26 March 2011

Book Review: Palace Walk by Nagīb Maḥfūẓ

This is perhaps my first venture into Arabic literature. I haven't read anything that was written by writers hailing from the Middle East, and so when I figured I should change that, I decided to look first into the works of Nagīb Maḥfūẓ, who was an Egyptian writer who won the 1988 Nobel Prize for Literature. And with that in mind, I selected the first book of his Cairo Trilogy, entitled Palace Walk (Arabic: بين القصرين Bayn al-qasrayn).

So what is this about?

This book tells the story of the al-Jawad family, headed by the patriarch Al-Sayyid Ahmad. In his house lives 5 sons and daughters, his wife Amina, and a servant Umm Hanafi. The eldest son Yasin is 21 years old and is the son with a former wife. The second son Fahmy is 19 years old and is a law student. The elder daughter is Khadija, and she happens to have a large nose. The younger daughter is Aisha and she is more beautiful than her sister. Finally, the baby of the family is Kamal, the youngest son, who is ten years old and sees every event through the innocent eyes that he has.

There is a lot of conflict that is presented here, and the book starts from the middle of the World War I in 1917, and ends at the Egyptian Revolution in 1919. The father, Al-Sayyid Ahmad, is a very strict father, and to me, he is rather totalitarian when it comes to his family, but magnificent and magnanimous when it comes to his business (which is running a store) and his friends. More importantly, he spends his nights with friends, wine, and women. In short, his personality inside and outside his house are very different: very strict when it comes to his family, but very promiscuous when it comes to outside. His wife knows of his indiscretions, but simply accepts it as a fact of life since after all, this is traditional Muslim society, where women seems to be treated as if they are simply men's possessions.

Marriage is a big thing in this society, and three of Al-Sayyid Ahmad's children get married: Khadija and Aisha, and Yasin, whose marriage eventually ends in divorce. This is due to the fact that Yasin acts like his father in being promiscuous and yet his wife is not as traditional as Yasin's mother. Khadija has a big nose and therefore few people would like to marry her, and instead plenty of marriage proposals go to Aisha instead. However, since she is the younger daughter, her family declines because they want the older daughter to get married first.

Fahmy asks his parents to arrange a marriage for him and his neighbor Maryam, but since his father is strict, declines because Fahmy is still not finished in school. Later on, he joins the revolutionaries who protest the British presence and want independence.

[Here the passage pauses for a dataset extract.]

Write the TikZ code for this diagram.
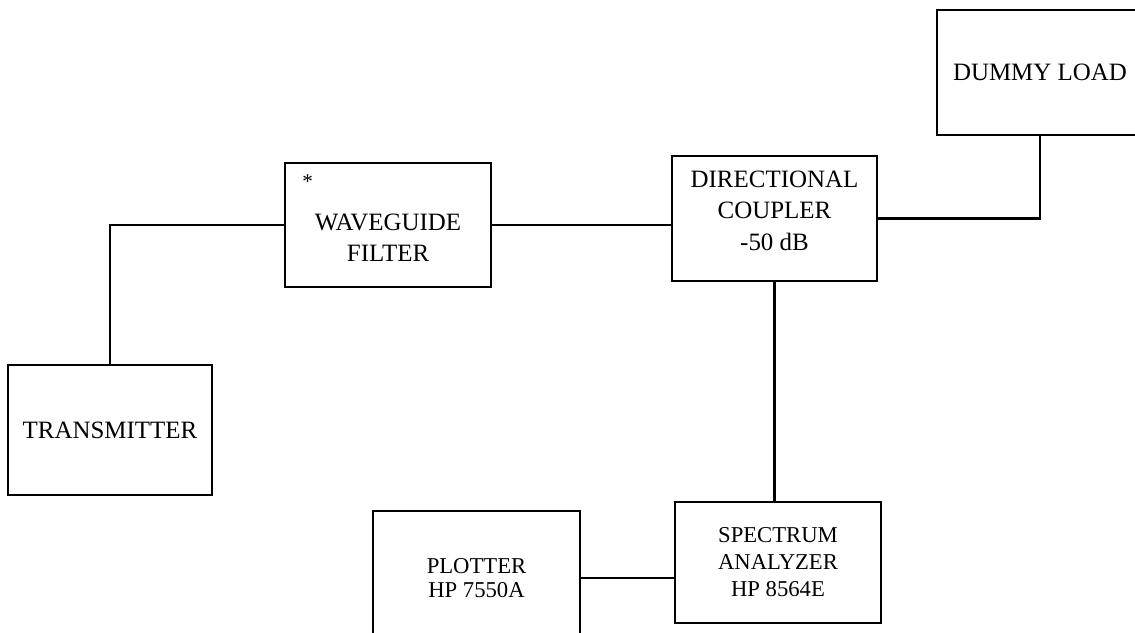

There's more to the story than what I have narrated above. In short, this is a highly complex and dense novel, worthy of reading. I felt like this is like one of those thick books like Doctor Zhivago and War and Peace, where plenty of things happen to the various characters. To some degree, this is more a novel about Cairo and not a novel about the family al-Jawad: the author simply needed characters to narrate the story of the city. In this respect, this novel is about the daily activities of a city, from its emergence after the war to the creeping presence of the foreign influence in the embodiment of the British soldiers.

This novel also gave me a glimpse into Muslim society, and has piqued my curiosity with respect to the norms and values that Muslims uphold. There are beliefs that were portrayed in the novel that I found ridiculous and that I disagree with them, but it is definitely curious to know about them. Of course, the book is set in 1917, which means that these might be traditional norms that are not in fashion anymore nowadays.

Overall, I enjoyed reading this book, and look forward to picking up the subsequent books of the trilogy. I give this book 4.5 out of 5 stars.

See my other book reviews here.

(Art Gallery of Cuzco, from my Cuzco's Colonial Structures Series)


  1. I've just finished reading the book and i couldn't agree more than what was commented. Overall it's a very good novel and I would recommend to those who wish to know about life of the Egyptian during those era.

  2. Anonymous,

    Thanks for reading! It was a very interesting novel indeed!